Studi dari Flavapp mengungkap bahwa restoran yang menginvestasikan fotografi profesional mengalami kenaikan pendapatan hingga 40% dalam tiga bulan pertama. Sementara data Horizon Socials menunjukkan bahwa hotel yang konsisten menggunakan storytelling visual memiliki konversi pemesanan 40% lebih tinggi dibanding kompetitor yang hanya menampilkan produk visual tanpa konteks emosional.
“Lebih dari sekadar estetika, fotografi makanan adalah bahasa visual yang menyampaikan kualitas, keahlian, dan pengalaman. Di era di mana sebagian besar menu disajikan dalam format digital baik melalui situs reservasi maupun media sosial momen pertama interaksi konsumen tidak lagi lewat sentuhan fisik, melainkan layar ponsel,” kata Marclan Internasional dalam keterangan tertulisnya.
Dalam lanskap perhotelan, fotografi makanan tak sekadar bertugas untuk membuat tamu merasa lapar. Ia mengemas keseluruhan suasana dan nilai layanan hotel dalam satu bingkai.
Ambil contoh promosi brunch di tepi kolam: dalam satu foto, cahaya matahari yang lembut, permukaan air yang tenang, dan tata sajian yang presisi bisa menciptakan citra relaksasi, kenyamanan, dan kemewahan. Visual semacam ini secara halus menyampaikan janji merek dan membangkitkan keinginan penonton untuk menjadi bagian dari pengalaman tersebut.
Proses menciptakan visual berkualitas tinggi ini tentunya merupakan hasil kolaborasi lintas tim. Dari chef yang menyusun presentasi makanan, fotografer yang mengatur komposisi dan lighting, hingga tim komunikasi dan pemasaran yang memastikan narasi merek tetap konsisten.
Setiap foto yang dihasilkan harus mampu menyatukan cita rasa, atmosfer, dan janji merek dalam satu frame yang mampu berbicara langsung kepada calon tamu dan pelanggan.

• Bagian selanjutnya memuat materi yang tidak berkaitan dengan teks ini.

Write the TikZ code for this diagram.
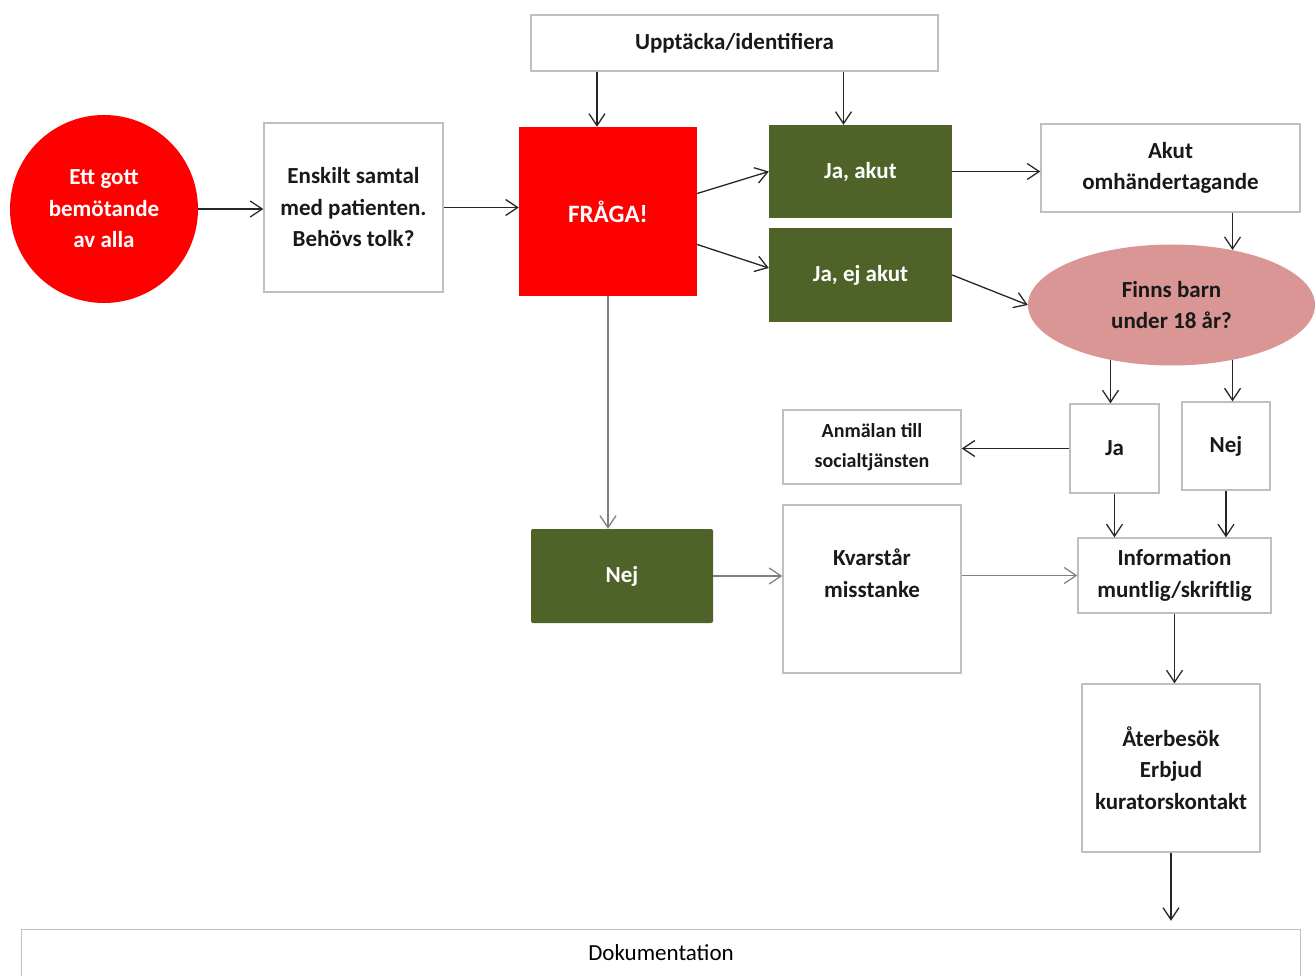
\documentclass[tikz,border=0pt]{standalone}
\usepackage{fontspec}
\setmainfont{Carlito}
\usepackage{xcolor}
\definecolor{flowRed}{RGB}{255,0,0}
\definecolor{flowGreen}{RGB}{79,98,40}
\definecolor{flowPink}{RGB}{217,150,148}
\definecolor{flowGray}{RGB}{191,191,191}
\usetikzlibrary{arrows.meta,positioning,shapes.geometric,calc}

\begin{document}
\begin{tikzpicture}[x=1pt, y=-1pt,
  txt/.style={font=\fontsize{23}{31.5}\selectfont\bfseries, align=center, inner sep=0pt},
  box/.style={txt, draw=flowGray, line width=1.3pt, fill=white, text=black!90},
  greenbox/.style={txt, fill=flowGreen, text=white},
  arr/.style={-{Straight Barb[length=12pt,width=16pt]}, line width=1.3pt, black!85},
  grayarr/.style={arr, black!50}
]
  \useasboundingbox (0,0) rectangle (1315,976);

  \node[txt, circle, fill=flowRed, text=white, minimum size=188] (bemot) at (104,209) {Ett gott\\bemötande\\av alla};
  \node[box, minimum width=179, minimum height=169] (samtal) at (353.5,207.5) {Enskilt samtal\\med patienten.\\Behövs tolk?};
  \node[box, minimum width=407, minimum height=56] (upptacka) at (734.5,43) {Upptäcka/identifiera};
  \node[txt, fill=flowRed, text=white, minimum width=178, minimum height=169,
        font=\fontsize{25}{31}\selectfont\bfseries] (fraga) at (608,211.5) {FRÅGA!};
  \node[greenbox, minimum width=183, minimum height=93] (jaakut) at (860.5,171.5) {Ja, akut};
  \node[greenbox, minimum width=183, minimum height=94] (jaej) at (860.5,275) {Ja, ej akut};
  \node[box, minimum width=259, minimum height=88] (akut) at (1170.5,168) {Akut\\omhändertagande};
  \node[txt, ellipse, fill=flowPink, text=black!90, minimum width=287, minimum height=121] (barn) at (1171.5,305) {Finns barn\\under 18 år?};
  \node[box, minimum width=89, minimum height=89] (ja) at (1114.5,448.5) {Ja};
  \node[box, minimum width=88, minimum height=88] (nej) at (1226,446) {Nej};
  \node[box, minimum width=178, minimum height=74,
        font=\fontsize{20}{30}\selectfont\bfseries] (anmalan) at (872,447) {Anmälan till\\socialtjänsten};
  \node[greenbox, rounded corners=2pt, minimum width=182, minimum height=94] (nejgron) at (622,576) {Nej};
  \node[box, minimum width=178, minimum height=168] (kvarstar) at (872,589) {Kvarstår\\misstanke\\\mbox{}};
  \node[box, minimum width=193, minimum height=75] (info) at (1174.5,575.5) {Information\\muntlig/skriftlig};
  \node[box, minimum width=178, minimum height=168] (ater) at (1171,768) {Återbesök\\Erbjud\\kuratorskontakt};
  \node[txt, font=\fontsize{23}{31.5}\selectfont, minimum width=1278, minimum height=46] (dok) at (661,953) {Dokumentation};
  \draw[flowGray, line width=1.3pt] (dok.south west) -- (dok.north west) -- (dok.north east) -- (dok.south east);

  \coordinate (infraga) at ($(fraga.north)+(-11,0)$);
  \coordinate (injaakut) at ($(jaakut.north)+(-17,0)$);

  \draw[arr] (bemot.east) -- (bemot.east -| samtal.west);
  \draw[arr] (samtal.east) -- (samtal.east -| fraga.west);
  \draw[arr] (infraga |- upptacka.south) -- (infraga);
  \draw[arr] (injaakut |- upptacka.south) -- (injaakut);
  \draw[arr] ([yshift=18pt]fraga.east) -- (jaakut.west);
  \draw[arr] ([yshift=-33pt]fraga.east) -- ([yshift=7pt]jaej.west);
  \draw[arr] (jaakut.east) -- (jaakut.east -| akut.west);
  \draw[arr] (jaej.east) -- (barn.west);
  \draw[arr] (barn.42 |- akut.south) -- (barn.42);
  \draw[arr] (barn.-138) -- (barn.-138 |- ja.north);
  \draw[arr] (barn.-42) -- (barn.-42 |- nej.north);
  \draw[arr] (ja.west) -- (ja.west -| anmalan.east);
  \draw[grayarr] (fraga.south) -- (fraga.south |- nejgron.north);
  \draw[grayarr] (nejgron.east) -- (nejgron.east -| kvarstar.west);
  \draw[grayarr] (kvarstar.east |- info.west) -- (info.west);
  \draw[arr] (ja.south) -- (ja.south |- info.north);
  \draw[arr] (nej.south) -- (nej.south |- info.north);
  \draw[arr] (info.south) -- (info.south |- ater.north);
  \draw[arr] (ater.south) -- ([yshift=9pt]ater.south |- dok.north);
\end{tikzpicture}
\end{document}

Tak bisa dipungkiri, visual memiliki peran sentral dalam mendorong konversi. Menurut TripAdvisor, hotel dengan foto profesional berpeluang memperoleh permintaan pemesanan hingga 225% lebih tinggi dibandingkan yang tidak memiliki foto berkualitas.
Listing dengan lebih dari 100 foto bahkan mencatat peningkatan konversi hingga 238%. Dalam konteks fotografi makanan, satu foto yang sempurna bukan hanya mempercantik halaman reservasi dan menjadi alasan utama seseorang mengklik “Pesan Sekarang,” bahkan sebelum membaca ulasan atau mengecek fasilitas kamar.
Di tengah persaingan pasar digital yang semakin sengit, investasi pada fotografi makanan bukan lagi opsi, melainkan keharusan strategis. Foto yang menggugah selera tak hanya memperkuat identitas brand, tetapi juga menjadi katalis utama dalam menarik perhatian, menggerakkan emosi, dan mendorong keputusan.
Dan ketika satu gambar bisa menceritakan seluruh pengalaman kuliner atau liburan, fotografer makanan menjadi storyteller sejati yang menentukan arah kesuksesan pemasaran visual di industri perhotelan masa kini.